The pain experience described so far is what happens in acute pain. Acute pain is short lasting (up to 3 months) and is your body’s normal response to tissue damage (sprains, surgery). When pain lasts longer than 3 months, it becomes persistent (or chronic).
Unlike acute pain, chronic pain is long lasting (more than 3 months). Chronic pain may begin after an injury but tissue injury is not the cause of ongoing pain. This is because tissue healing from injury is usually complete by 3 months. Chronic pain is less about tissue damage and more about having an highly sensitive pain alarm system.
Imagine…
The human body as a house and chronic pain as a smoke alarm that keeps going off. When the alarm turns on, your natural reaction is to look for a fire. If you search the house and do not find a fire time after time, you need to check the alarm itself. Maybe the settings are too sensitive and it picks up other activities in the house (e.g. footsteps). Like a smoke alarm that goes off with no fire, chronic pain is more about having a highly sensitive nervous system sending pain signals to the body than tissue damage.

What is happening in the body?
Neuroplasticity is the ability of the brain to change over time. The pattern of connections between brain areas can become like a well worn path. Brain connections are like paths through fresh snow. When you use the same parts of your brain together, and they send messages back and forth the same way over and over, it is like creating a faster path. When you are starting a new strategy or doing something new to manage your pain, it will be like making a new path through the snow.
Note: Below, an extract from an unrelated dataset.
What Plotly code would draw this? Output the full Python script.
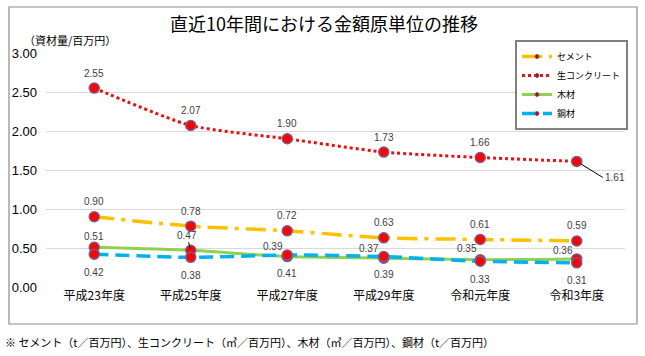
import plotly.graph_objects as go

categories = ["平成23年度", "平成25年度", "平成27年度", "平成29年度", "令和元年度", "令和3年度"]
cement = [0.90, 0.78, 0.72, 0.63, 0.61, 0.59]
concrete = [2.55, 2.07, 1.90, 1.73, 1.66, 1.61]
wood = [0.51, 0.47, 0.39, 0.37, 0.35, 0.36]
steel = [0.42, 0.38, 0.41, 0.39, 0.33, 0.31]
y_ticks = [0.0, 0.5, 1.0, 1.5, 2.0, 2.5, 3.0]

W, H = 645, 356
L, R, T, B = 46, 20, 53, 69
pw, ph = W - L - R, H - T - B

def px_x(p):
    return (p - L) / pw

def px_y(p):
    return (H - B - p) / ph

FONT = "Noto Sans CJK JP, Noto Sans, sans-serif"
marker = dict(size=10, color="#ff0000", line=dict(color="#7a5c8a", width=1.5))

fig = go.Figure()
series = [
    ("セメント", cement, dict(color="#ffc000", width=3.5, dash="20px,7px,4px,7px")),
    ("生コンクリート", concrete, dict(color="#e81010", width=3, dash="3px,3px")),
    ("木材", wood, dict(color="#92d050", width=3)),
    ("鋼材", steel, dict(color="#00b0f0", width=3.5, dash="14px,7px")),
]
for name, vals, line in series:
    fig.add_trace(go.Scatter(
        x=categories, y=vals, name=name, mode="lines+markers",
        line=dict(shape="spline", smoothing=0.6, **line),
        marker=marker, showlegend=False,
    ))
for name, vals, line in series:
    fig.add_trace(go.Scatter(
        x=[None], y=[None], name=name, mode="lines+markers",
        line=dict(**line),
        marker=dict(size=4, color="#c00000", line=dict(color="#7a5c8a", width=1)),
        showlegend=True,
    ))

lab_font = dict(size=10, color="#404040", family="Liberation Sans, Arial")
ann = []
for vals in (cement, concrete):
    for i, v in enumerate(vals):
        if vals is concrete and i == 5:
            continue
        ann.append(dict(x=categories[i], y=v, text=f"{v:.2f}", showarrow=False,
                        yshift=15, font=lab_font))
ann.append(dict(x=categories[5], y=concrete[5], text=f"{concrete[5]:.2f}", showarrow=True,
                arrowhead=0, arrowwidth=1, arrowcolor="#000", ax=26, ay=16,
                xanchor="left", standoff=5, font=lab_font))
wood_off = [(0, 11), (-4, 15), (-14, 10), (-15, 10), (-13, 11), (-14, 8)]
for i, v in enumerate(wood):
    dx, dy = wood_off[i]
    if i == 1:
        ann.append(dict(x=categories[i], y=v, text=f"{v:.2f}", showarrow=True,
                        arrowhead=0, arrowwidth=1, arrowcolor="#000", ax=-4, ay=-15,
                        standoff=2, font=lab_font))
    else:
        ann.append(dict(x=categories[i], y=v, text=f"{v:.2f}", showarrow=False,
                        xshift=dx, yshift=dy, font=lab_font))
for i, v in enumerate(steel):
    ann.append(dict(x=categories[i], y=v, text=f"{v:.2f}", showarrow=False,
                    yshift=-18, font=lab_font))

ann.append(dict(xref="paper", yref="paper", x=px_x(22), y=px_y(40), xanchor="left",
                yanchor="middle", text="（資材量/百万円）", showarrow=False,
                font=dict(size=11, color="#000", family=FONT)))
ann.append(dict(xref="paper", yref="paper", x=px_x(3), y=px_y(342), xanchor="left",
                yanchor="middle", showarrow=False,
                text="※ セメント（t／百万円）、生コンクリート（㎥／百万円）、木材（㎥／百万円）、鋼材（t／百万円）",
                font=dict(size=11, color="#000", family=FONT)))

fig.update_layout(
    width=W, height=H,
    margin=dict(l=L, r=R, t=T, b=B, autoexpand=False),
    paper_bgcolor="white", plot_bgcolor="white",
    title=dict(text="直近10年間における金額原単位の推移", x=px_x(324), xref="paper",
               y=1 - 25 / H, yanchor="middle", xanchor="center",
               font=dict(size=18, color="#000", family=FONT)),
    font=dict(family=FONT),
    showlegend=True,
    legend=dict(x=px_x(515), y=px_y(40), xanchor="left", yanchor="top",
                bgcolor="white", bordercolor="#808080", borderwidth=2,
                font=dict(size=9, color="#000", family=FONT),
                itemwidth=30, tracegroupgap=0),
    annotations=ann,
    shapes=[dict(type="rect", xref="paper", yref="paper",
                 x0=px_x(9), x1=px_x(637), y0=px_y(324), y1=px_y(7),
                 line=dict(color="#8c8c8c", width=1.2), layer="below")],
)
fig.update_xaxes(type="category", range=[-0.5, 5.5], showgrid=False, showline=False,
                 zeroline=False, ticks="", tickfont=dict(size=12, color="#000", family=FONT))
fig.update_yaxes(range=[0, 3], tickvals=y_ticks, tickformat=".2f", showgrid=True,
                 gridcolor="#d9d9d9", gridwidth=1, zeroline=False, showline=False,
                 ticks="", ticklabelstandoff=8,
                 tickfont=dict(size=13, color="#000", family="Liberation Sans, Arial"))
fig.write_html("out.html", config={"displayModeBar": False},
               post_script="document.body.style.margin='0';document.body.style.overflow='hidden';")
Neuroplasticity happens throughout your whole life, not just as children/teens. Anytime you learn or experience, or remember anything, you are changing the connections in your brain. Sometimes this is referred to as “what fires together, wires together” – the parts of the brain working together communicate more quickly over time.
It takes time to make new paths. Like walking through deep snow, it isn’t easy! Even when you lay down a new path, sometimes it “snows” and you need to go over it again. But, over time, you can make new connections and go down those pathways more easily and quickly. When a path is already there, when a brain area has already been connected to another area in a new way, then it becomes easier to use that pathway.
For example, if every time you have a burning or aching sensation, your thought is “ow! This is awful. I hate being in pain”, then that thought is connected strongly in your brain to the aching sensation. It is easy for your brain to follow that pathway. But if you start thinking a new thought, like, “this aching is uncomfortable but it isn’t dangerous” then over time that may become a more automatic thought pathway.